Pros vs. Cons and Smart Habits UK Households Should Know
Covering the kettle delivers clear upsides: faster boils, lower energy draw, quieter operation, and a safer, less spitty surface. It also pairs beautifully with two no-brainers—descale and right-size your fills—to unlock compounding savings. The combination of lid-on plus only-what-you-need is the everyday energy-efficiency “stack” most homes ignore. But a journalist’s job is to probe limits, and there are a few. A lid can mask the early signs of overfilling, so respect the max line. If you’re simmering rather than boiling (e.g., cooking), sometimes you want evaporation; in those cases, a lid isn’t always better. For water heating, though, the lid remains the near-universal winner.
Adopt these habits for consistent gains:
- Keep the lid shut until the auto-cutoff clicks.
- Fill for the task: one mug, not a full litre, when solo.
- Descale monthly in hard-water areas; limescale slows heating.
- Mind safety lines: above minimum, below maximum.

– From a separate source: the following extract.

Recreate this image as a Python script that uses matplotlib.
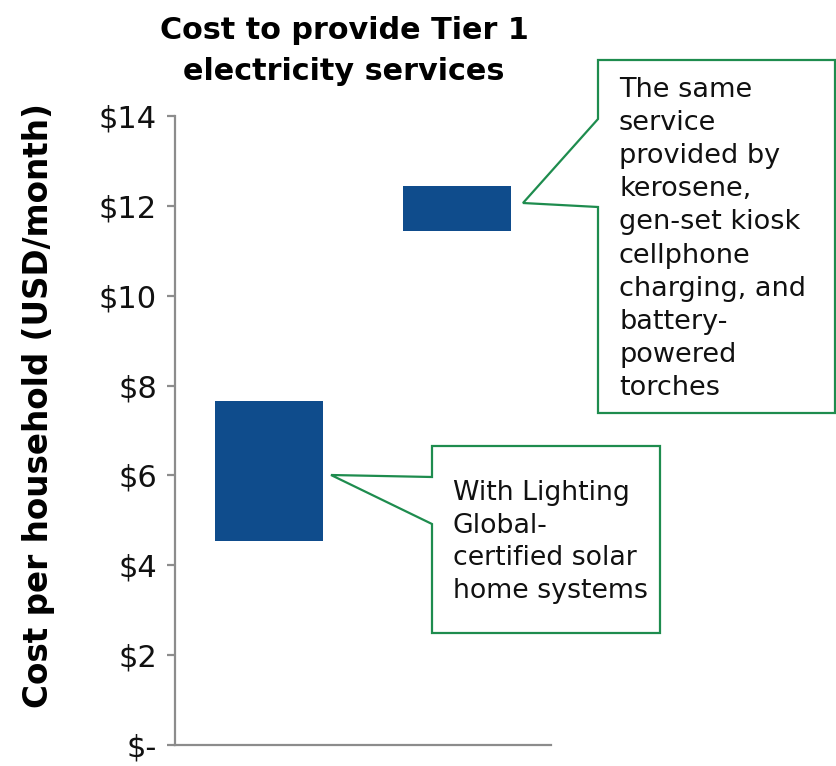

- Store dry, lid ajar post-use to limit odours without affecting boils.
Putting a lid on a kettle is a tiny motion with reliable payback: it quells the energy leaks that make every boil a touch longer and dearer than it needs to be. Across a year of teas, coffees, and cooking water, the minutes and pennies saved grow noticeable—particularly with UK unit rates still elevated by historical standards. Small, stackable wins are how households quietly reclaim control of their bills. What other low-effort, physics-backed tweaks are hiding in your kitchen routine, waiting to compound into real savings?